Looking at the northern leaders now he said, \"If they have any agenda in Nigeria at all, sadly it is only for the north, and nothing for Nigeria. He stated that the British look after the British people and this is so all over the world. He said the time has come now to see people of intelligent minds with an open and inclusive agenda for all Nigerians in power...people who will really look after Nigerians large population...but \"I still curiously and sorrowfully see now that the British has not let go of Nigeria...her wealth, her potentials, her future. He opined that the Caucasian people now assert themselves as the keeper of the \"New Age\" keys. He therefore said that it is only logical for Europeans to maintain their position of power, scientific superiority, economic exploitation, they must continue to perpetuate their lies and falsehoods and this is the unkindest cut of all in relation to Nigeria situation!

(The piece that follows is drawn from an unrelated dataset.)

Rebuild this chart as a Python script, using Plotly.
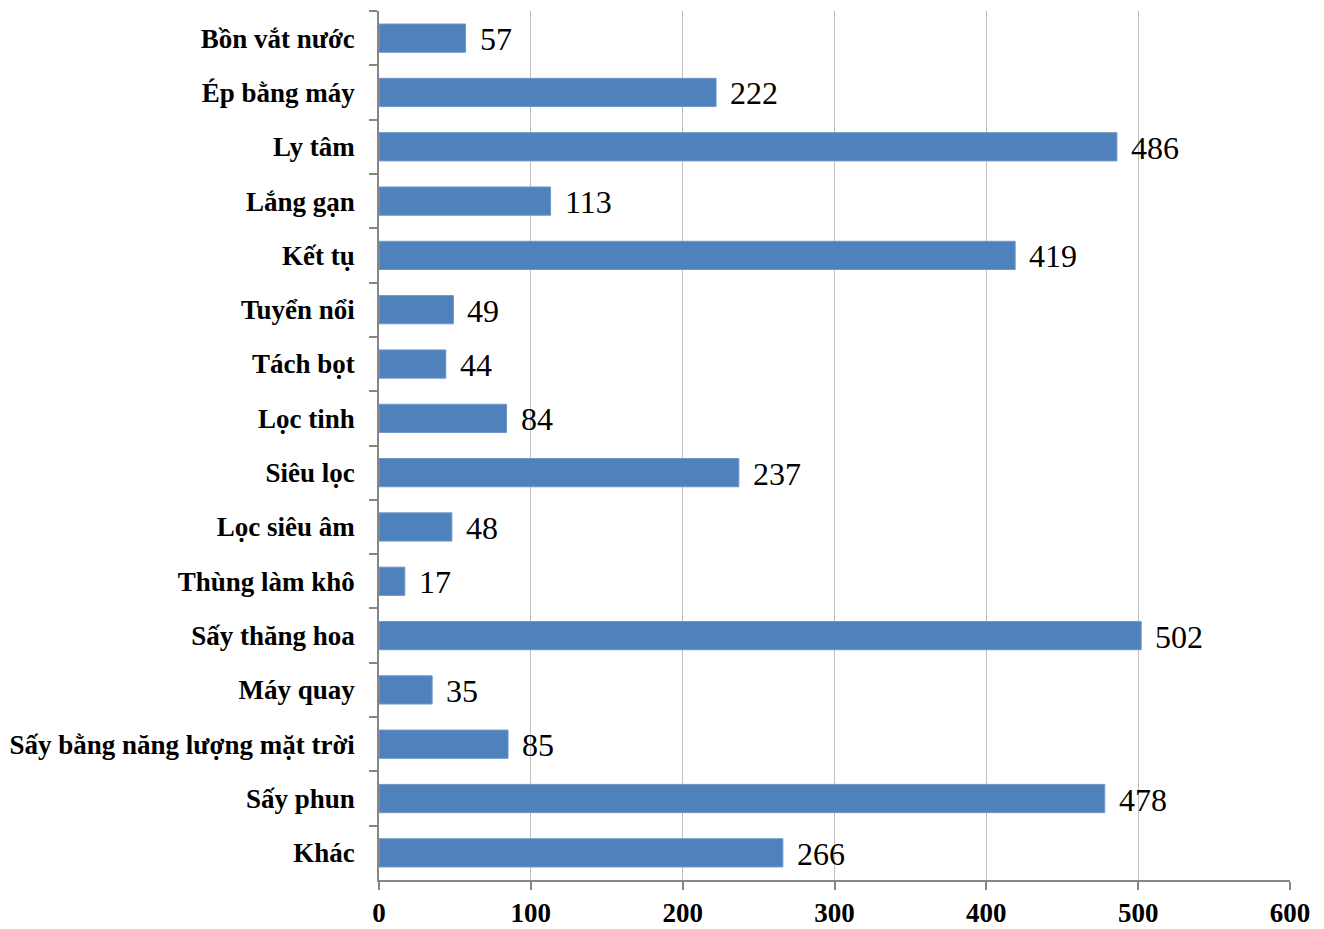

http://community.vanguardngr.com/profiles/blogs/legendary-harold-smith-speaks

na today?
una don hear am
That's why our northerners believe Nigeria is theirs
Re: A boy without shoes to man without pity
Mathelize posted on 01-09-2012, 17:41:55 PM
Salisu, born to rule mentality and free oil money are written all over the rubbish you wrote up there. Mallams will never rule Nigeria as a country again because Jonathan will be Nigeria's last head of state.
Your fellow northerners ruled Nigeria for almost 40 years since independence and plundered the resources with impunity. Be honest with yourself and answer this question. Would northerners share oil money with southerners if the oil belonged to the north? You guys aren't that tolerant.
You had better get grips with the future without free oil money because the useless country called Nigeria shall soon cease to exist as a country.
If Nigeria were still a country in 2015 (God forbids), I'd still vote for Jonathan over any northerner.
The earlier the country disintegrates the better.

@ Igboamaeze. You forgot to add ALHAJI ALIYU TILDE to the names you mentioned.

Olusegun Olaleye
Re: A boy without shoes to man without pity
Ceekay posted on 01-10-2012, 00:33:26 AM
We are losing the issue yet again and back to the persons! Subsidy removal is another form of tax - period - because whatever government takes frrom your pocket is called tax; only that this one is a crude form of taxation. Now then, is it not time to address the roots of these evils that hover Nigeria? Let's get back to brass tacks - we need reform in Taxation, Valuation of Naira (not through auctioning of our petrol-dollar) and reform in the insurance sector (to provide haven for government to borrow at lower cost for development).. unless we do these things, we will continue to grope in the economic wilderness.

People who think that subsidy removal will bring in investors in that sector are dreaming. Will any Nigerian invest in a country where the value of its investment down the line would be determined by the auctioning of the currency of that country? Let us be realistic! This is a good opportunity to go back to the drawing board.

Whatever GEJ is or not does not matter, we are here. God bless Nigeria!
Re: A boy without shoes to man without pity
Busanga posted on 01-10-2012, 15:08:07 PM
Attack the message , not the messenger. Truth is bitter.
Re: A boy without shoes to man without pity
Luckyboy posted on 07-11-2012, 12:26:58 PM
"if during the last 40 years or thereabout Nigeria has consistently had a leadership circle with an economic team like the one now headed by President Jonathan, the country must have been ushered in to the club of rapidly industrializing nations." Ikonjo, the head of the team was with Obasanjo for longer. And the 'patriotic' lady would have gone back again had she been appointed.

Our problem is not with the ethnicity in our leaders but with honesty and patriotism. All are very corrupt. And that is the problem.

We all like to comfort (delude) ourselves that had it been 'my own people' it would be different. The conditions of affairs in all states do not support this fallacy.